Sader has a partner and their paths certainly cross in this novel, but mainly Sader seems to be on his own, plying his trade in endless bars and muddy oil fields. Sader is an older detective, not as spry as his young partner. Nor as attractive to women. Sader isn’t quite a man about town. His romance with alcohol is in the past and he knows now that one drink is like a ten-story drop. Introspective, brooding, cynical, but overall decent, except perhaps for one episode when he finally admits how bad he has it for his client, Kaye Wanderley, and what he would do to keep her safe.

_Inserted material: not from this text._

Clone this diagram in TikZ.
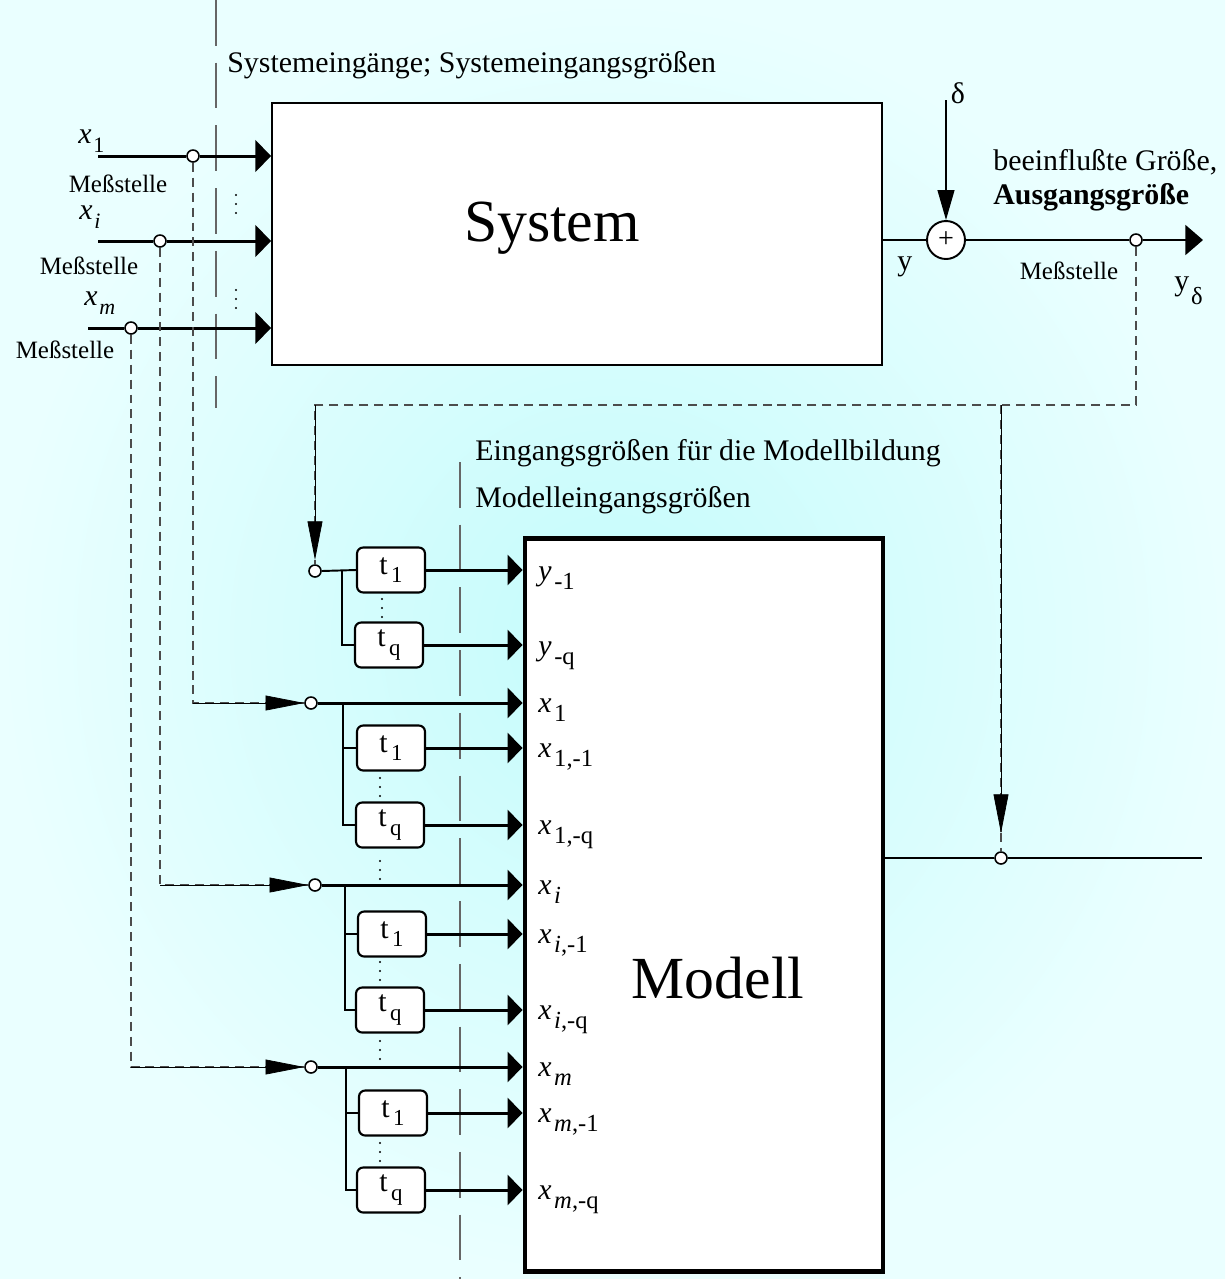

It opens with a rainstorm blowing in from the sea and à slender blonde woman, gray eyes, and a lot of Rhinestone jewelry is about to hire Sader to find her missing mother. Kaye Wanderley is the woman. Her mother, Felicia, suffered, Sader later observed, from that problem that plagues the rich — having the money to buy everything they could ever want and finding that it still doesn’t make them happy: “I shouldn’t come back here any more, Sader thought. I’m getting to feel at home in a crazy kind of way. I’m beginning to get the idea you could sit in one of these piles surrounded by your stuff, and feel as miserable as if you were broke. Maybe more so. It might be frustrating to have money and to find out it really wouldn’t buy just what you wanted.”

Sader starts poking around the people Felicia knew and keeps coming up empty. Meanwhile, his partner has another missing person’s case, seemingly unrelated, but crossing similar ground. The missing both seemed to cross paths with the same people, but they are from different sides of town, from paths that shouldn’t cross.

Much of the novel might seem a bit plodding to those used to constant action, but Hitchens skillfully sets the stage, creating such sad characters and a constant sense of bad weather in sunny Southern California.

You know it’s going to be a tragedy from the first page as the bitter melancholy meanders through the story. You just don’t realize how no one will leave unscathed from this storm.